Yesterday morning I found I was buttoning my shirt with sweaty fingers. I checked if the collar was sharp enough to cut a man, and if any of my foundation had accidentally rubbed off on the edge. It hadn’t, which meant I was ready to walk the long way to the office room.
Why, Meggie, why in the name of God were you doing all those things? You’re a film student, you have no place wearing costumes. Put a beanie on to compliment the khakis you got from Gap, the ones that make you look like you’re heading to an African safari vacation (is what I presume you’re thinking).
Two words, my friends: job interview (well, three, if you count the mock part). Led by the head of my university department, today’s feedback on my performance was to establish whether I would be “employable”, or in other words would anybody give this little kid a chance to sink or swim. And oh boy, would they…
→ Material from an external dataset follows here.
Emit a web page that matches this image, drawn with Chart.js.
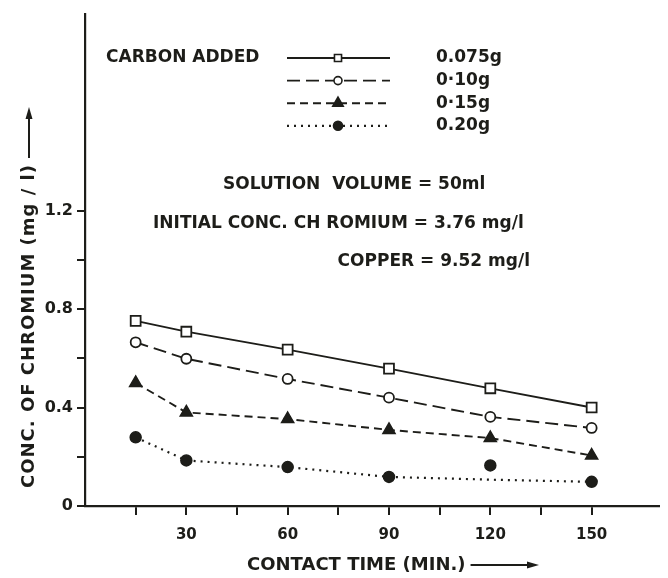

Through my necessary dose of mocha and the inspirational playlist rocking my headphones, I attempted to calm myself down. It couldn’t be that bad, it was only pretend, nothing more. There was no outcome, no consequences that would influence my life post-interview. So why was my brain buzzing?
After the series of expected questions, I felt myself sinking. This is shit, I thought, why must we go through this horrible process of self-shaming, stumbling over words and names of qualifications, why must we lie to these people how certain we are of our future and how our greatest flaws are our most valuable qualities? They know it’s not true, and we know it’s made-up bullshit. So why play this game of lie-better-than-the-last-guy-please? Because that is what most interviews seem to rely on – your ability to fool people better than the rest of the actors applying for the job.
Turns out he wouldn’t hire me. My life experiences were insufficient, I was shallow, and God knows I was probably the worst, most egocentric writer he could have ever come across. On top of that crap cake, he assumed I was Canadian, which was a big no-no, as apparently to get a job in London one must be positively, undoubtedly English. The racist remarks were a good touch, however, as it made any other negative criticism this piglet of a man had to say – obsolete.
All in all, that was one twenty-year-old’s self-esteem demolished. That is the only thing my university taught me. Would any self-respectful, successful employer hire a bubbly dreamer, who is ready to rip themselves apart with hard work just to be the best writer they could possibly be? No?
Well, I guess I’ll be typing from my tiny hut in the forest soon enough.